The change in seasons always has an impact on me but the onset of autumn has by far the strongest.
I think it connects with a programmed survival instinct, as if it’s nature’s way of giving us a kick start for the hard months ahead.
If you look outside, the same thing is happening all around as our relatives in the natural world are doing the same; squirrels are busy stashing food and birds are on the move.
In our modern lives we are relatively disconnected from the impact of the seasons on our survival. We can bimble from one month to the next without changing our routines too much; maybe we need to start wearing a scarf or check the guttering for leaves before the winter kicks in but we no longer need to worry too much about adding more thatch to our shelters or stock-piling dried or preserved foods.
My response to this instinctive urge will be reflected in my time outside this autumn, I’ll be out nature watching with the family, we’ll out out hunting for fungi in the woods and hedgerows. I’ll also be taking the Scouts on adventures in the woods and practicing skills along the way.
Lots Of Opportunity…
So, as the seasons start to change what are you going to do?
Why not set yourself some goals or commit to learning a new skill?
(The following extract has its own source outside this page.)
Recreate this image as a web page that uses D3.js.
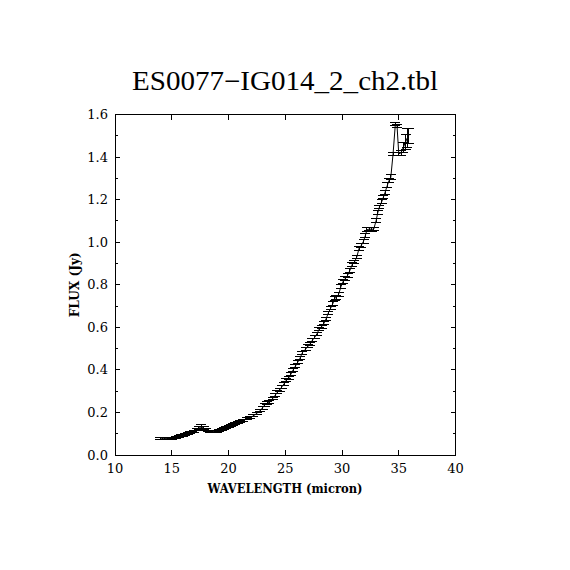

There’s lots of opportunities…
Here’s some ideas, things you can work into your personal or scouting programme for the autumn and winter:
Join a fungi walk: Find your local fungi club and either sign up for a guided walk or arrange for an expert to come and meet your group.
Do some carving: Decide to improve your carving skills, set yourself a goal to carve something useful or challenging.
Practice your fire-lighting skills: How many types of tinder can you find and light a fire with? Can you light a fire in the driving rain? Have you made charcloth? There is always something you can do to challenge and improve this important skill.
Improve your sharpening skills: Practice getting an expert edge on your knife or teach your Scouts how to do the same and recap on knife safety at the same time.
Sleep outside when it’s freezing: Bushcraft doesn’t stop when it gets a bit chilly outside. That’s when it gets started. Your skills and personal organisation become more important. Plan for a night out in sub-zero temperatures. First with a decent sleeping bag and a bivvy bag and then with just a fire and a shelter.
Navigation: The early nights in winter shouldn’t restrict us to more time indoors. The dark nights are a great way to improve navigation skills with night hikes and compass work.
So what are you going to do? Let us know what you are planning to do this autumn and winter?
Whatever you do, we wish you well on your adventures.